Impact & The Road Ahead

The innovations highlighted in these papers are collectively pushing the boundaries of what’s possible in remote sensing. From generating synthetic data to overcome annotation scarcity and cloudy conditions to creating more robust and efficient models for real-time analysis, the impact spans numerous sectors.

Applications range from precision agriculture, where models like those in “Monitoring digestate application on agricultural crops using Sentinel-2 Satellite imagery” and “Mapping of Weed Management Methods in Orchards using Sentinel-2 and PlanetScope Data” enable sustainable farming, to critical environmental monitoring, with “Towards Large Scale Geostatistical Methane Monitoring with Part-based Object Detection” for methane emission tracking. Disaster response is also being revolutionized by advancements in change detection and multimodal data integration, as seen in “Post-Disaster Affected Area Segmentation with a Vision Transformer (ViT)-based EVAP Model using Sentinel-2 and Formosat-5 Imagery” and “MONITRS: Multimodal Observations of Natural Incidents Through Remote Sensing”.

The shift towards language-centered perspectives, as explored in “Remote Sensing Image Intelligent Interpretation with the Language-Centered Perspective: Principles, Methods and Challenges”, promises a more semantic understanding of imagery, enabling more intuitive human-AI interaction.
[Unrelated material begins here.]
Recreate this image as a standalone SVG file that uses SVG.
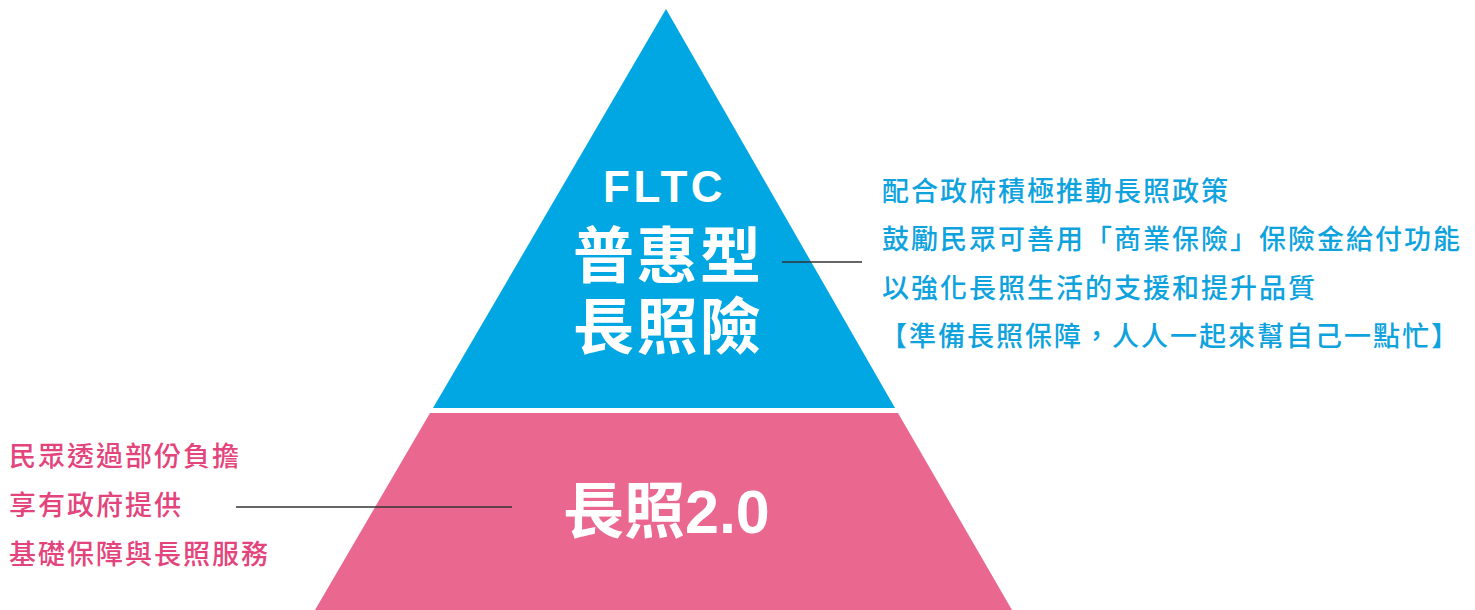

Meanwhile, efforts to make deep learning more accessible to non-coders, such as the IAMAP QGIS plugin (“IAMAP: Unlocking Deep Learning in QGIS for non-coders and limited computing resources”), are crucial for democratizing these powerful tools.

The future of remote sensing lies in increasingly intelligent, autonomous, and integrated systems. We can anticipate further breakthroughs in self-supervised learning, enabling models to learn from vast unlabeled data, and in foundation models tailored specifically for diverse Earth observation tasks. The ongoing development of robust benchmarks and open-source tools will accelerate this progress, fostering a collaborative environment for tackling the most pressing global challenges. The horizon of AI-powered remote sensing is not just vast, but also rapidly expanding, promising an ever-clearer view of our changing planet.